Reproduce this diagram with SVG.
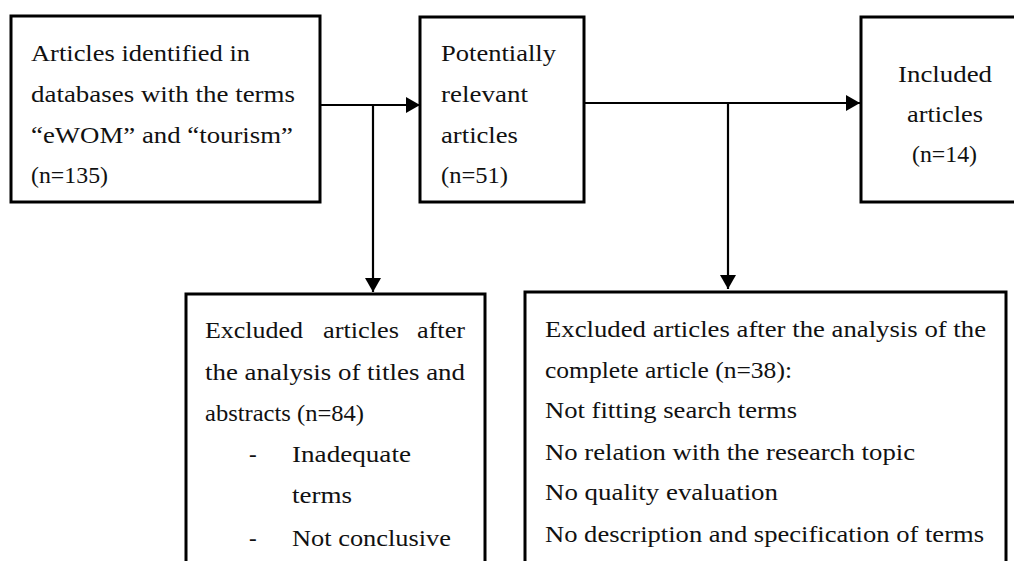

+++++

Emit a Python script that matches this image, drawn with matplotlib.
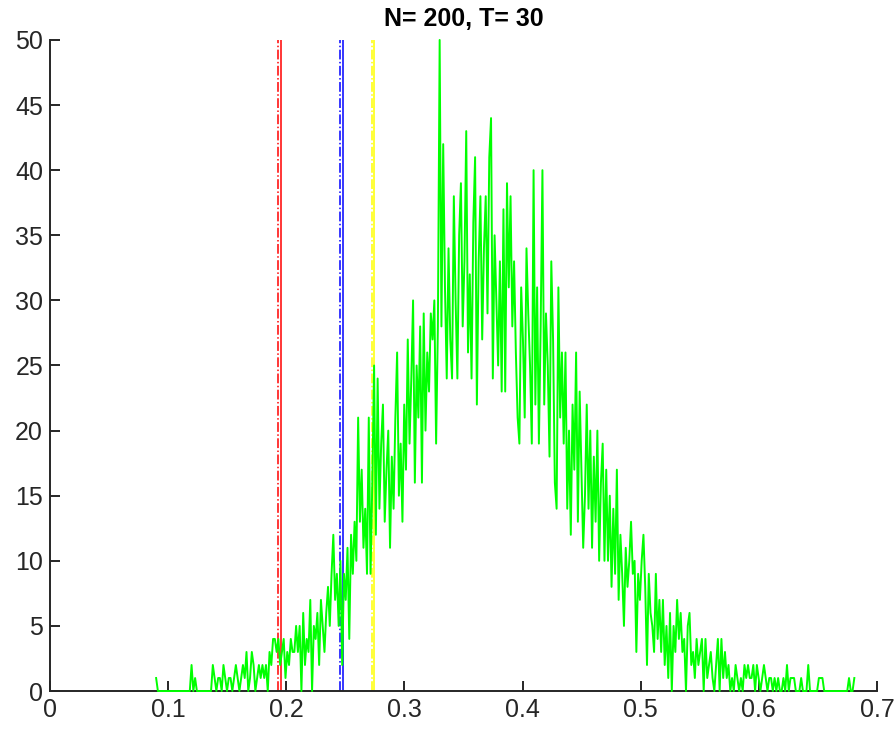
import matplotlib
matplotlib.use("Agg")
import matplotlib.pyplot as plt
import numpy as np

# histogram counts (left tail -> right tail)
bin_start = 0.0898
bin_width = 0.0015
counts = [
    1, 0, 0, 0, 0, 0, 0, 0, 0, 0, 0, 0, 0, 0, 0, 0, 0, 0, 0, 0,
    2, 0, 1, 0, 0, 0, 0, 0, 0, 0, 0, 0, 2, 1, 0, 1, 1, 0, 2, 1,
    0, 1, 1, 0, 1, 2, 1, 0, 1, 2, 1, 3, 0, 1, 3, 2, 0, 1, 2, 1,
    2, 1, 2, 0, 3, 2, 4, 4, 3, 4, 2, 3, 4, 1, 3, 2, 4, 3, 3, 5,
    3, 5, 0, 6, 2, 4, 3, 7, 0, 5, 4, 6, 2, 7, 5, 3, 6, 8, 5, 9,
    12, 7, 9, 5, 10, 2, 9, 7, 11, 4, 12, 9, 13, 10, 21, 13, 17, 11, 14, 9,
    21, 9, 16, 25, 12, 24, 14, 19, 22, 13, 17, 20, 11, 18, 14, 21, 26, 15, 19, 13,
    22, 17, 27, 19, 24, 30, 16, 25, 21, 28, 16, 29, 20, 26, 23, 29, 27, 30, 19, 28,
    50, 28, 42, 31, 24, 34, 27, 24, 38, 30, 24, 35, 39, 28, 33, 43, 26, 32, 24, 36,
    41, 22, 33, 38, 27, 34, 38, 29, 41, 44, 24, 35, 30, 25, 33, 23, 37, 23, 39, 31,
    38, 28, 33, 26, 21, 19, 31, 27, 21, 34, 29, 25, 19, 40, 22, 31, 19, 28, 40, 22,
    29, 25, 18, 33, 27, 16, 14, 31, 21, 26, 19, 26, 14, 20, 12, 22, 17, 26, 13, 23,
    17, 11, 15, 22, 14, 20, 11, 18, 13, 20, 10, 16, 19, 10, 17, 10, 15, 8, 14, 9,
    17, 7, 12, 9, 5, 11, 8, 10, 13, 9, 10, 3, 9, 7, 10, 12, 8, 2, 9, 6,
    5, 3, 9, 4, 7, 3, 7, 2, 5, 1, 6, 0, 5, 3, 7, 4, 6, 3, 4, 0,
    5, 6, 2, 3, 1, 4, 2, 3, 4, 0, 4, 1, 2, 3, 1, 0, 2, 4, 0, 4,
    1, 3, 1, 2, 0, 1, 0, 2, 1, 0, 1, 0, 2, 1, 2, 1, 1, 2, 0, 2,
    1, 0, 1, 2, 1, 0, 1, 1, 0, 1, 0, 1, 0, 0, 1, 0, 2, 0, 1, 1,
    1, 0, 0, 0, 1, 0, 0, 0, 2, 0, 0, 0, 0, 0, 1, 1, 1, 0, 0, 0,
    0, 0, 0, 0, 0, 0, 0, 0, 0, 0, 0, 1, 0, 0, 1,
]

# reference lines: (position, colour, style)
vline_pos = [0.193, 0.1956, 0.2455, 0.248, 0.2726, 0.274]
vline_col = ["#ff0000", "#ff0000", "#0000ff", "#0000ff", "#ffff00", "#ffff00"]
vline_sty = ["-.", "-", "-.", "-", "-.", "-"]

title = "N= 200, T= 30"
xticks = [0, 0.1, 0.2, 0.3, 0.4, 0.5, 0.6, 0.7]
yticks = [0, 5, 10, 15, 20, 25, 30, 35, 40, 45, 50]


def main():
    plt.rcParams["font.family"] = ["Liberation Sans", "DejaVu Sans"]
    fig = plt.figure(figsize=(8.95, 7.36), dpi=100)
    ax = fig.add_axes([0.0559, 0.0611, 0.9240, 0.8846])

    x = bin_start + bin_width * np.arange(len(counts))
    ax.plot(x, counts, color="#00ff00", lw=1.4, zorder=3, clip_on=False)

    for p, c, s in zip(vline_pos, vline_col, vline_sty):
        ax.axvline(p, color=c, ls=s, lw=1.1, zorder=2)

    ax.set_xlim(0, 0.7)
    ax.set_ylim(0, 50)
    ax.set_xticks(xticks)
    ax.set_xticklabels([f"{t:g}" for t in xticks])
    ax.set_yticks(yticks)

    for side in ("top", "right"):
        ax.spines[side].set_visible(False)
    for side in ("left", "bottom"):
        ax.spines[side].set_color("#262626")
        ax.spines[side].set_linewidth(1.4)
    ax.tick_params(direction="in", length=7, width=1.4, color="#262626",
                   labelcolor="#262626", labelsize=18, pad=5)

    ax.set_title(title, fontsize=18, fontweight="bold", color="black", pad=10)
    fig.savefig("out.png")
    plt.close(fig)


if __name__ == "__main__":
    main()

+++++

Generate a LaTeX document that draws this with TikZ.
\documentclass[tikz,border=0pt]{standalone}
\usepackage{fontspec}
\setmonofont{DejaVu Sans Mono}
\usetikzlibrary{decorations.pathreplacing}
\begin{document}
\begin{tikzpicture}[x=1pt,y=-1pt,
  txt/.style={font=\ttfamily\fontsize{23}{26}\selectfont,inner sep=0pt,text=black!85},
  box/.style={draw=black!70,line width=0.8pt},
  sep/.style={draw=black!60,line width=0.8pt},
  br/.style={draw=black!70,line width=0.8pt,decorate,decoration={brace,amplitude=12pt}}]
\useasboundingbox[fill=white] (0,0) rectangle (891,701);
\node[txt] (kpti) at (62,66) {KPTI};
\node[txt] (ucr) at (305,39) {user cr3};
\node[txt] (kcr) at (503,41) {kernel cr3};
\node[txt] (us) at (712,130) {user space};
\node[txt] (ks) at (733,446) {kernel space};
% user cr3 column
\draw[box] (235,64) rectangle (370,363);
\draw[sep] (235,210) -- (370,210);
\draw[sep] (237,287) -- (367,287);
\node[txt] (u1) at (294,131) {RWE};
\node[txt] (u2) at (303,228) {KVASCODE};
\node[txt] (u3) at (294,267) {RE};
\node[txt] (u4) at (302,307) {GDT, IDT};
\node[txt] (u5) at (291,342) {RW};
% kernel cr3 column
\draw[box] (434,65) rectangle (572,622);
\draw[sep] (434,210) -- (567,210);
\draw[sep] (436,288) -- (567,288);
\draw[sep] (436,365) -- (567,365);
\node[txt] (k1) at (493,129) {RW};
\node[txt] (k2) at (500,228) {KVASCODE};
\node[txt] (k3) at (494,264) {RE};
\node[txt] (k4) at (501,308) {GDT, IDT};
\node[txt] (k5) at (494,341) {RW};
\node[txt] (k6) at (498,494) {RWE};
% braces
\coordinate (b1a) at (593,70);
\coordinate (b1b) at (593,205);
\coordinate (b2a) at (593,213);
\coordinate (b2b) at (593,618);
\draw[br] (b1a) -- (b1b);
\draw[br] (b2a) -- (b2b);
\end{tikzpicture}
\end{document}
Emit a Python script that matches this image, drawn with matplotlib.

+++++

_Your goal_: Reproduce each line holding the word "matplotlib".

_Output of the exercise_:
Emit a Python script that matches this image, drawn with matplotlib.
import matplotlib
matplotlib.use("Agg")
import matplotlib.pyplot as plt
Emit a Python script that matches this image, drawn with matplotlib.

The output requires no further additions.